Today, we must consolidate the Open Government Partnership (OGP) as an effective platform to close the economic and opportunity gap. This is one of the main challenges that contemporary democracies are facing, especially in Latin America, the world’s most unequal region. This year, 41 members of OGP, including eight Latin American countries (Brazil, Chile, Dominican Republic, El Salvador, Guatemala, Honduras, Mexico and Uruguay) are due to submit new action plans. This opens up an opportunity to put inequality at the center.

Mexico can set a good example. Today, women surpass men by 3.4 million, yet society remains dominated by men; over 7 million people self-identify as indigenous, yet we live in a deeply racist society; there is a similar number of people with disabilities, yet the country lacks the conditions to enable their inclusion. These facts must be present when designing new commitments, which should aim to create the necessary conditions for all to be able to develop fully and build a future for themselves.

2019 can be a milestone for OGP if countries developing new action plans work toward making commitments close the gender gap and secure access to health and education services. Today, only 12% of commitments included in 190 action plans have been recognized as effective in meeting these goals.

Back to Mexico, our most recent national action plan included commitments to address such issues, but government spying on journalists and human right activists prevented the plan from being adequately implemented. The National Institute for Transparency, Access to Information and Personal Data Protection (INAI in Spanish) opened up an investigation to safeguard the personal data of the affected individuals.

The action plan, however, was successful in incorporating the inclusion agenda into local open government commitments. INAI worked to advance this and other issues by developing the Guide for Commitment Co-creation II: Diversity of Opinions for Solving Public Issues in an effort to raise awareness about the importance of creating spaces for dialogue and collaboration, as well as offer methodological tools for the creation of inclusive open government commitments, with respect for all.

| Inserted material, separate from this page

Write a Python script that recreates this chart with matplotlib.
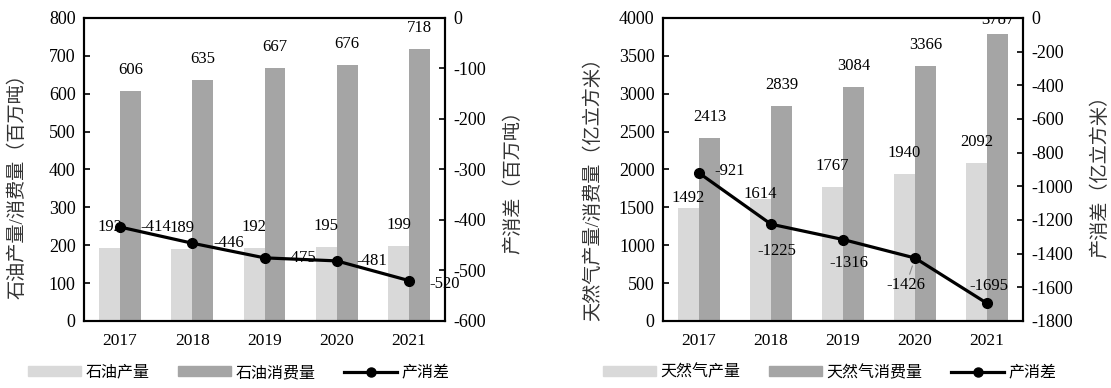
import matplotlib
matplotlib.use("Agg")
import matplotlib.pyplot as plt
import matplotlib.patches as mpatches
import matplotlib.lines as mlines
import numpy as np

plt.rcParams["font.family"] = ["Liberation Serif", "Noto Sans CJK SC"]
plt.rcParams["axes.unicode_minus"] = False

years = ["2017", "2018", "2019", "2020", "2021"]

# oil, million tonnes
oil_prod = [192, 189, 192, 195, 199]
oil_cons = [606, 635, 667, 676, 718]
oil_gap = [-414, -446, -475, -481, -520]

# natural gas, 100 million cubic metres
gas_prod = [1492, 1614, 1767, 1940, 2092]
gas_cons = [2413, 2839, 3084, 3366, 3787]
gas_gap = [-921, -1225, -1316, -1426, -1695]

light = "#d9d9d9"
dark = "#a5a5a5"
w = 0.29


def panel(rect, prod, cons, gap, ylim1, step1, ylim2, step2,
          ylab1, ylab2, lab1_xy, lab2_xy, prod_dy, cons_dy, gap_off, leader=None):
    ax = fig.add_axes(rect)
    x = np.arange(len(years))
    ax.bar(x - w / 2, prod, w, color=light, zorder=2)
    ax.bar(x + w / 2, cons, w, color=dark, zorder=2)
    for i in range(len(years)):
        ax.annotate(str(prod[i]), (x[i] - w / 2, prod[i]), xytext=(0, prod_dy[i]),
                    textcoords="offset pixels", ha="center", va="center",
                    fontsize=12, annotation_clip=False)
        ax.annotate(str(cons[i]), (x[i] + w / 2, cons[i]), xytext=(0, cons_dy[i]),
                    textcoords="offset pixels", ha="center", va="center",
                    fontsize=12, clip_on=True)
    ax.set_xlim(-0.5, len(years) - 0.5)
    ax.set_ylim(*ylim1)
    ax.set_yticks(np.arange(ylim1[0], ylim1[1] + 1, step1))
    ax.set_xticks(x)
    ax.set_xticklabels(years)
    ax.tick_params(axis="x", length=0, labelsize=12.5, pad=9)
    ax.tick_params(axis="y", labelsize=13, length=4, width=1.2, direction="in", pad=6)
    ax.set_ylabel(ylab1, fontsize=13.8, color="#333333")
    ax.yaxis.set_label_coords(*lab1_xy)
    for s in ax.spines.values():
        s.set_linewidth(1.5)

    ax2 = ax.twinx()
    ax2.plot(x, gap, color="black", lw=2.3, marker="o", markersize=7, zorder=3)
    for i in range(len(years)):
        kw = {}
        if leader == i:
            kw["arrowprops"] = dict(arrowstyle="-", color="#888888", lw=0.8,
                                    shrinkA=0, shrinkB=6)
        ax2.annotate(str(gap[i]), (x[i], gap[i]), xytext=gap_off[i],
                     textcoords="offset pixels", ha="center", va="center",
                     fontsize=12, annotation_clip=False, **kw)
    ax2.set_ylim(*ylim2)
    ax2.set_yticks(np.arange(ylim2[0], ylim2[1] + 1, step2))
    ax2.tick_params(axis="y", labelsize=13, length=4, width=1.2, direction="in", pad=6)
    ax2.set_ylabel(ylab2, fontsize=13.8, color="#333333")
    ax2.yaxis.set_label_coords(*lab2_xy)
    for s in ax2.spines.values():
        s.set_linewidth(1.5)
    return ax


def legend(cx, names):
    handles = [
        mpatches.Patch(color=light, label=names[0]),
        mpatches.Patch(color=dark, label=names[1]),
        mlines.Line2D([], [], color="black", lw=2.3, marker="o", markersize=6.5,
                      label=names[2]),
    ]
    fig.legend(handles=handles, loc="center", bbox_to_anchor=(cx, 0.039),
               ncol=3, frameon=False, fontsize=11.5, handlelength=3.3,
               handleheight=0.55, handletextpad=0.3, columnspacing=1.8)


fig = plt.figure(figsize=(11.11, 3.88), dpi=100)

panel([0.0756, 0.1727, 0.325, 0.781], oil_prod, oil_cons, oil_gap,
      (0, 800), 100, (-600, 0), 100,
      "石油产量/消费量（百万吨）", "产消差（百万吨）",
      (-0.158, 0.46), (1.163, 0.472),
      [21, 21, 21, 21, 21], [21, 21, 21, 21, 21],
      [(36, 0), (36, 0), (36, 0), (35, 0), (36, -3)])

panel([0.5968, 0.1727, 0.324, 0.781], gas_prod, gas_cons, gas_gap,
      (0, 4000), 500, (-1800, 0), 200,
      "天然气产量/消费量（亿立方米）", "产消差（亿立方米）",
      (-0.169, 0.449), (1.189, 0.492),
      [10, 5, 21, 21, 21], [21, 21, 21, 21, 14],
      [(31, 2), (6, -27), (6, -23), (-9, -27), (2, 17)], leader=3)

legend(0.215, ["石油产量", "石油消费量", "产消差"])
legend(0.747, ["天然气产量", "天然气消费量", "产消差"])

fig.savefig("out.png", dpi=100)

In 2015, INAI designed and advanced the Open Government Initiative: Local Co-Creation and the National Transparency System. As a result, 27 of 32 state governments developed open government mechanisms. This allowed for the establishment of 18 productive dialogue forums and 12 action plans that include over 70 commitments that are now solving concrete issues. Some commitments that aim to strengthen inclusion are the development and application of an integrated program to reduce violence in 30 public schools of the state of Durango, actions to prevent teen pregnancy in the state of Tlaxcala, policies to close the salary gender gap in the state of Jalisco, and a platform to help locate parking spaces for people with disabilities in Oaxaca.

These efforts, guided and documented by INAI, are available in this website, which hosts communication materials, action plans, international examples and other useful materials to help governments open up to their citizens. The website was developed with an inclusive language, gender perspective and technology to help people with some disabilities have access to it.

These initiatives led by INAI seek to leverage open government to advance inclusion, equality and non-discrimination, and secure universal rights for all. The Global Summit that will take place in Ottawa on May 29-31, which is precisely focused on inclusion, participation and impact, is a key opportunity to deepen this dialogue. This year, action plans are due on August 31, so the Ottawa Summit will be a good opportunity to share the progress made in the consultation and co-creation processes and ensure the integration of priority issues to solve inequality. In the process, OGP can become a high-impact platform that shows the value of democracies as regimes that promote inclusion, in the face of the many authoritarian regimes we are seeing across the world.